» Task description
Retype word for word the lines lying between the line containing "Write a Python" and the line containing "-3.4, -2.3, -2.0]", together with those two lines themselves, and nothing besides.

» Data for processing
────

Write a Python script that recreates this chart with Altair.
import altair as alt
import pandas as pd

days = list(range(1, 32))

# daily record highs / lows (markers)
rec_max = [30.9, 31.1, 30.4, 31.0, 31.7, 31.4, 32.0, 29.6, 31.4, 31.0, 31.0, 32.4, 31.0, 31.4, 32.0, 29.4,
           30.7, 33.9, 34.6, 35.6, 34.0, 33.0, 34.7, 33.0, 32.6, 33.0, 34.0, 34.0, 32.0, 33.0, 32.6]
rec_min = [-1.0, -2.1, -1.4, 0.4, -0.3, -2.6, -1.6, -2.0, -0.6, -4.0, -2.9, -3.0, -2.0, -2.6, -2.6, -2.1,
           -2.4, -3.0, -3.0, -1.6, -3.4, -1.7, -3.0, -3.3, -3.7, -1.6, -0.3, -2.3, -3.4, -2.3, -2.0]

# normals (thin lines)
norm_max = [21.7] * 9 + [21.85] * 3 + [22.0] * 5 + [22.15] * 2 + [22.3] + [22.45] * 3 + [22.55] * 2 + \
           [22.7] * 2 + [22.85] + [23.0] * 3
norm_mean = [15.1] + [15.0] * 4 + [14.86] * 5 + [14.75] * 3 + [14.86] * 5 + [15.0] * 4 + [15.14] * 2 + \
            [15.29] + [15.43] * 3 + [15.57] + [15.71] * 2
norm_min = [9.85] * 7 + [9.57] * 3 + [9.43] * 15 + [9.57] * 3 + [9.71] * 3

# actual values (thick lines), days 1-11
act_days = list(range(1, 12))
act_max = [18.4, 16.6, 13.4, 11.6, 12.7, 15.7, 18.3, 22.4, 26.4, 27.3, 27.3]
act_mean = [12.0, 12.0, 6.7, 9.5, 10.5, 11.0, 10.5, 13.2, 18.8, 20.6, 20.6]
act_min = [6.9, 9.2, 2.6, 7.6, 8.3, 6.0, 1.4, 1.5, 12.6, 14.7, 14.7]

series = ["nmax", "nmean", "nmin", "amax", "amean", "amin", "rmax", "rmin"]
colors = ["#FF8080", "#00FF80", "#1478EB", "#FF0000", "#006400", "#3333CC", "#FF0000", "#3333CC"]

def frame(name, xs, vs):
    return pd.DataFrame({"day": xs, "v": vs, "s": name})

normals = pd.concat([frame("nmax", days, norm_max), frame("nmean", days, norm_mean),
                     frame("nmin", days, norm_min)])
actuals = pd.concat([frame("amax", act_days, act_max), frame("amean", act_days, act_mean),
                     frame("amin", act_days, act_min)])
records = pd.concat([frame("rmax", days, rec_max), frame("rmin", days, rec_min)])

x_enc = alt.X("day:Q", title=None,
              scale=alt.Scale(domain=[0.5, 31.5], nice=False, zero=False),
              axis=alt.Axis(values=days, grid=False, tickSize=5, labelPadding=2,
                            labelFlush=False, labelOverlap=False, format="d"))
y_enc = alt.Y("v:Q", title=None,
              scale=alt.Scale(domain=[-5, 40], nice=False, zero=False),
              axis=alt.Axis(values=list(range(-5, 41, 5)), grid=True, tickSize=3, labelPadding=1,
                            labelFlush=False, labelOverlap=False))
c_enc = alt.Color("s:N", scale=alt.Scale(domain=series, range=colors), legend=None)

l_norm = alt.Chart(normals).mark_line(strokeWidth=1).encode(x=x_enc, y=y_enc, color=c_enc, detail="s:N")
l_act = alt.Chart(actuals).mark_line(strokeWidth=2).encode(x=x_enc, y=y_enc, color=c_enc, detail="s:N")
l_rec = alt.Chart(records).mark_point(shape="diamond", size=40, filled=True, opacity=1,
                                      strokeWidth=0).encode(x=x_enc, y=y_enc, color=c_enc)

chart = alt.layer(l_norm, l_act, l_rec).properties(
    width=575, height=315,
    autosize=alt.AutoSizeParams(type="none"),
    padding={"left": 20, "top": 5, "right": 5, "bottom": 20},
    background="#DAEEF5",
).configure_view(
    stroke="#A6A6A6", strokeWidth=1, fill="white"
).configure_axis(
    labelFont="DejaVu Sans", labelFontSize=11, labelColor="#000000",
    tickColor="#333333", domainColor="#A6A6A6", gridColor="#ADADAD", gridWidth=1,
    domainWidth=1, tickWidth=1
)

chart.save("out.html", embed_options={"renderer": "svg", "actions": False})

────

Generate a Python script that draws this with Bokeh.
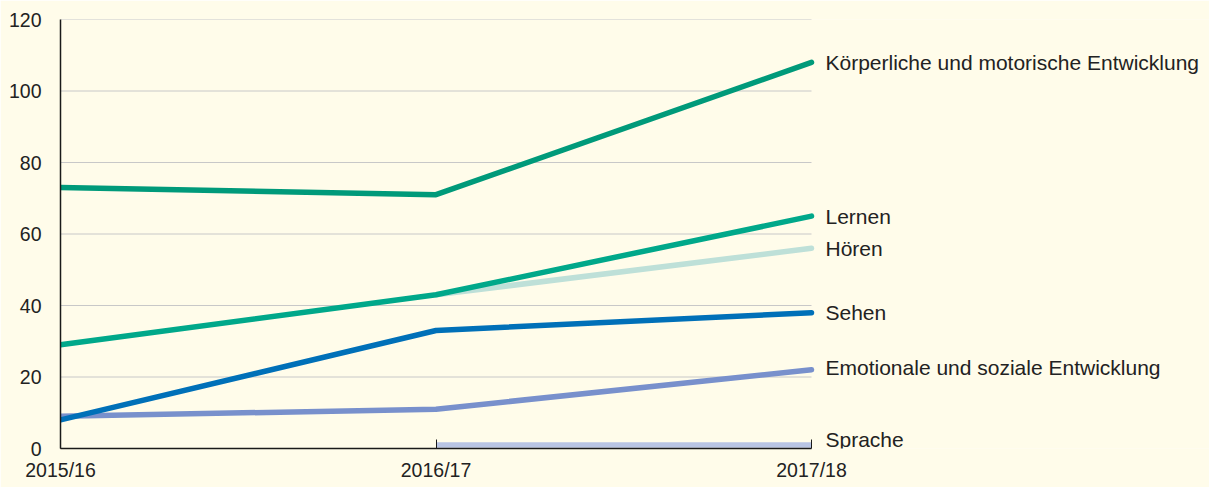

────

» Answer to this exercise
Write a Python script that recreates this chart with Altair.
import altair as alt
import pandas as pd

days = list(range(1, 32))

# daily record highs / lows (markers)
rec_max = [30.9, 31.1, 30.4, 31.0, 31.7, 31.4, 32.0, 29.6, 31.4, 31.0, 31.0, 32.4, 31.0, 31.4, 32.0, 29.4,
           30.7, 33.9, 34.6, 35.6, 34.0, 33.0, 34.7, 33.0, 32.6, 33.0, 34.0, 34.0, 32.0, 33.0, 32.6]
rec_min = [-1.0, -2.1, -1.4, 0.4, -0.3, -2.6, -1.6, -2.0, -0.6, -4.0, -2.9, -3.0, -2.0, -2.6, -2.6, -2.1,
           -2.4, -3.0, -3.0, -1.6, -3.4, -1.7, -3.0, -3.3, -3.7, -1.6, -0.3, -2.3, -3.4, -2.3, -2.0]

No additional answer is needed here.